Improving Talent Acquisition – 3
- Jun 06, 2016
- by Ramu G
- in Talent Analytics, Talent Development
- 0 Comments
In the talent acquisition, precious time is spent in evaluating prospects and making selection. There is a lot of information on skills of prospects that is collected but then it is neither aggregated well nor processed well for future use.
- Selecting candidates for a position involves screening, evaluating of candidates through several rounds of tests and evaluation
- This generates lot of vital information on candidates skills and also market information
- But they are not put to use effectively
In the last two posts on improving talent acquisition we looked at how we can simplify the job description creation phase and the applications phase with Skills Profiling. Now, we look at the process involved after the applications are received for a job.
The recruiters receive several resumes for a position to be filled. And there are likely to be several recruiters involved in this stage, including the external and internal ones. They screen the resumes and shortlist those that will be useful for the next stage i.e. interviews or assessments. This stage itself has potential for gathering lots of vital data on the market. What skills are hot, what skills are scare, what combinations of skills are more prevalent, what combinations of skills are less prevalent, what is the cost of the skills, what locations are likely to fetch certain skills vis a vis other locations and so on. This information put together is a wealth which can be put to significant use.
For instance if we know that in one particular location supply of certain skills are high, then it may worth doing a more aggressive campaign for hiring those skills in that location. If we know that a combination of skills is less available but certain other combination is more available, maybe a strategic decision to better use the latter is possible. For instance a company may be looking for Business Analyst in Insurance domain. But if we find that BA in Insurance are less in supply but BA in Banking is more available, maybe the company can take a decision to hire BA in Banking and train them on the Insurance domain.
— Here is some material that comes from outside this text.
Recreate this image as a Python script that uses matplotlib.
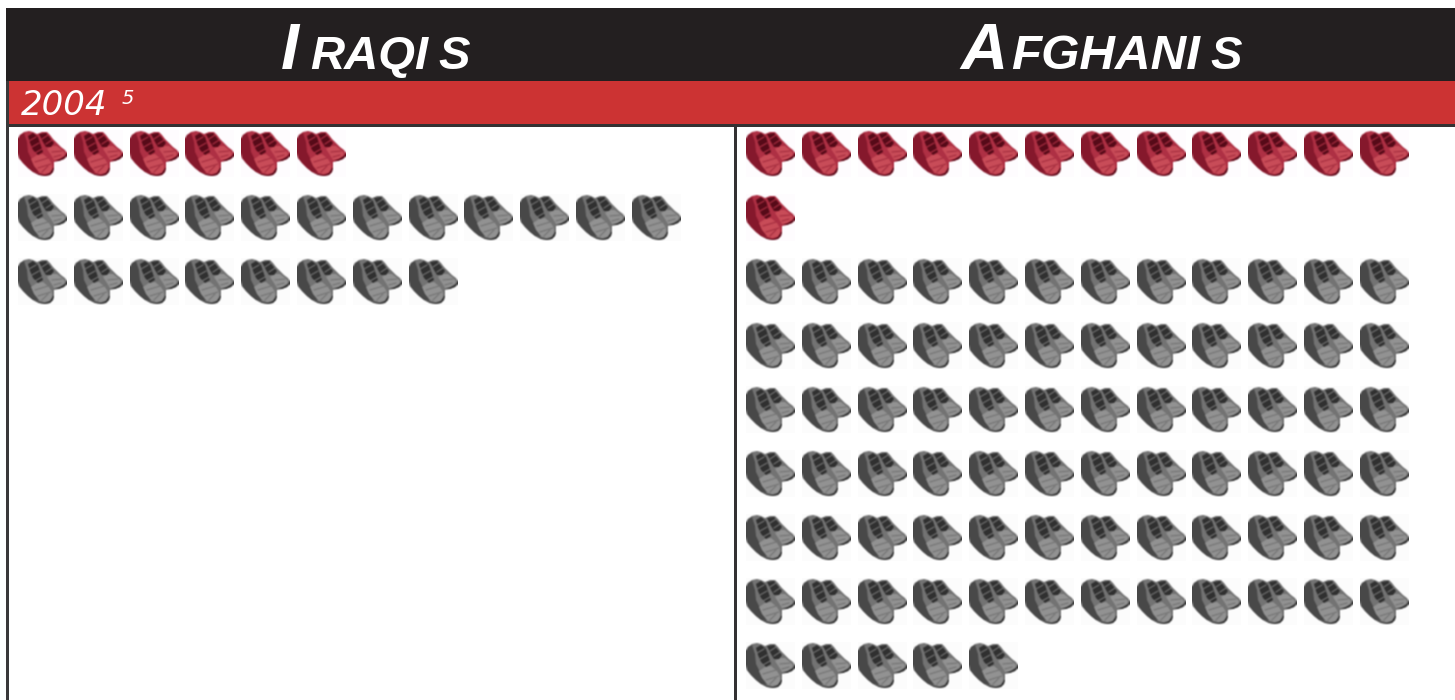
import numpy as np
import matplotlib
matplotlib.use("Agg")
import matplotlib.pyplot as plt
from matplotlib.patches import Polygon, Rectangle

plt.rcParams["font.family"] = ["Liberation Sans", "DejaVu Sans"]

# DATA

groups = ["Iraqis", "Afghanis"]
year = "2004"
footnote = "5"
red_shoes = [6, 13]
gray_shoes = [20, 77]
per_row = 12

# SHOE DRAWING

BLACK = "#231f20"
RED = "#cc3333"
W, H = 49, 47

outline = [(0, 9), (2, 5), (6, 2), (11, 1), (15, 2), (19, 4), (24, 2), (29, 2), (32, 5), (35, 9), (39, 13),
           (43, 17), (47, 20), (49, 23), (49, 26), (46, 29), (41, 31), (36, 32), (36, 38), (35, 42), (32, 45),
           (27, 46), (21, 45), (15, 42), (10, 38), (5, 33), (1, 28), (0, 22)]
heel = [(0, 9), (2, 5), (6, 3), (9, 12), (10, 22), (15, 32), (21, 43), (15, 42), (10, 38), (5, 33), (1, 28), (0, 22)]
lace_a = [(10, 6), (15, 3), (20, 7), (23, 16), (25, 22), (20, 25), (15, 20), (12, 13)]
lace_b = [(21, 4), (28, 3), (32, 8), (36, 13), (33, 17), (28, 17), (25, 12)]
toe_left = [(13, 29), (19, 25), (25, 24), (31, 29), (34, 34), (34, 40), (31, 43), (26, 44), (21, 42), (16, 36)]
toe_right = [(29, 19), (34, 16), (39, 16), (44, 20), (47, 23), (46, 26), (41, 29), (36, 30), (33, 25)]
sole_left = [(15, 42), (21, 44), (27, 45), (32, 43), (35, 38), (36, 38), (35, 42), (32, 45), (27, 46), (21, 45)]
sole_right = [(37, 31), (42, 29), (47, 26), (49, 23), (49, 26), (46, 29), (41, 31)]
lace_lines = [((11, 11), (18, 7)), ((14, 17), (21, 13)), ((17, 23), (24, 19)), ((24, 9), (30, 5)), ((28, 14), (34, 10))]
toe_lines = [((17, 32), (30, 28)), ((20, 38), (33, 34)), ((24, 42), (30, 36)), ((34, 22), (44, 21)), ((36, 27), (43, 25))]


def blur(img):
    # petit flou 1-2-1 pour imiter l'image basse résolution
    out = img.astype(float)
    kernel = [0.25, 0.5, 0.25]
    for axis in [0, 1]:
        pad = [(1, 1) if k == axis else (0, 0) for k in range(3)]
        out = np.apply_along_axis(lambda v: np.convolve(v, kernel, mode="valid"), axis, np.pad(out, pad, mode="edge"))
    return out.astype(np.uint8)


def make_shoe(mid, dark, light, rim, line, back):
    f = plt.figure(figsize=(W / 100, H / 100), dpi=100, facecolor=back)
    a = f.add_axes([0, 0, 1, 1])
    a.set_xlim(0, W)
    a.set_ylim(H, 0)
    a.axis("off")
    a.add_patch(Polygon(outline, color=mid, lw=0))
    a.add_patch(Polygon(heel, color=dark, lw=0))
    a.add_patch(Polygon(toe_left, color=light, lw=0))
    a.add_patch(Polygon(toe_right, color=light, lw=0))
    a.add_patch(Polygon(lace_a, color=rim, lw=0))
    a.add_patch(Polygon(lace_b, color=rim, lw=0))
    a.add_patch(Polygon(sole_left, color=rim, lw=0))
    a.add_patch(Polygon(sole_right, color=rim, lw=0))
    for p, q in lace_lines:
        a.plot([p[0], q[0]], [p[1], q[1]], color=mid, lw=0.8)
    for p, q in toe_lines:
        a.plot([p[0], q[0]], [p[1], q[1]], color=line, lw=0.7)
    f.canvas.draw()
    img = np.asarray(f.canvas.buffer_rgba()).copy()
    plt.close(f)
    return blur(img)


red_img = make_shoe("#ae3044", "#85182c", "#c84c58", "#560a18", "#a02a3c", "#fefcfe")
gray_img = make_shoe("#737373", "#484848", "#929292", "#303030", "#707070", "#fcfcfc")

# FIGURE

fig = plt.figure(figsize=(14.55, 7), dpi=100, facecolor="white")
ax = fig.add_axes([0, 0, 1, 1])
ax.axis("off")

# bars and dividers
ax.add_patch(Rectangle((6, 8), 1449, 73, color=BLACK, lw=0))
ax.add_patch(Rectangle((9, 81), 1446, 43, color=RED, lw=0))
ax.add_patch(Rectangle((6, 81), 3, 619, color="#3a3839", lw=0))
ax.add_patch(Rectangle((9, 124), 1446, 3, color="#333132", lw=0))
ax.add_patch(Rectangle((734, 127), 3, 573, color="#333132", lw=0))

# titles
big = dict(color="white", fontweight="bold", fontstyle="italic", va="baseline", fontsize=47)
small = dict(color="white", fontweight="bold", fontstyle="italic", va="baseline")
ax.text(281, 69, groups[0][0].upper(), **big)
ax.text(310, 69, groups[0][1:-1].upper(), fontsize=34, **small)
ax.text(438, 69, groups[0][-1].upper(), fontsize=34, **small)
ax.text(960, 69, groups[1][0].upper(), **big)
ax.text(1011, 69, groups[1][1:-1].upper(), fontsize=35.5, **small)
ax.text(1210, 69, groups[1][-1].upper(), fontsize=34, **small)

ax.text(21, 115, year, color="white", fontstyle="italic", va="baseline", fontsize=24.5, family="DejaVu Sans")
ax.text(122, 104, footnote, color="white", fontstyle="italic", va="baseline", fontsize=14, family="DejaVu Sans")

# shoes
starts = [18, 746]
for start, n_red, n_gray in zip(starts, red_shoes, gray_shoes):
    row = 0
    for count, img in [(n_red, red_img), (n_gray, gray_img)]:
        rows = int(np.ceil(count / per_row))
        for i in range(count):
            x = start + (i % per_row) * 55.8
            y = 130 + (row + i // per_row) * 64
            ax.imshow(img, extent=(x, x + W, y + H, y), interpolation="bilinear", aspect="auto", zorder=2)
        row += rows

ax.set_xlim(0, 1455)
ax.set_ylim(700, 0)

fig.savefig("out.png", dpi=100, facecolor="white")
This may save precious time and money for the company.
Once the resumes are shortlisted for assessment or interviews, the candidates are being evaluated on several skills by several people/interviewers. How much information is collected judiciously from these interviews. Yes, the mature organizations have stringent processes. But even here there are limitations in the use of the information that is collected at the interview time.
Most often the Interview Evaluation form is a formal necessity with the recruiter being interested in the final decision i.e. whether the candidate is cleared for the next round or is “rejected”. Once the interview forms are submitted, rarely will they be revisited. And the interview form itself is less useful in its current textual manner. We discussed how the Job Descriptions and Resumes can be replaced effectively with Skills Profile. So also can the Interview Evaluation forms. We can have the evaluation on skills scored for the proficiencies in a web form that is tab and mobile enabled so that at the end of the interview the interviewers then rate the interviewed candidate’s skills.
In any E-Commerce site in order to make a purchase, say of a TV, we have the option of comparing sever brands with ratings on different attributes. It helps us compare different products on the various attributes, some maybe critical or a must for us, which some may not be so critical. Some products maybe good in some while not in others. It helps us also make trade off based on costs.
Why not we take this and replicate this in talent acquisition? Have one single place where we have all the candidates and their scores on different skills evaluated at different stages by different interviewers. We slice and dice this information and take the most appropriate decision. This can be a very powerful mechanism for taking skills related information.
And storing the skills information of all the applicants can be a greater enabler for future requirements. Querying, retrieval and analysis will be far more effective. It is impossible to do this with documents, most of them textual and that so many of them.
Enormous amount of time and money is spent in the screening, evaluation and selection phase of the talent acquisition process. Simplification in information gathering process in this stage can improve the yield for the efforts and time and improve decision making.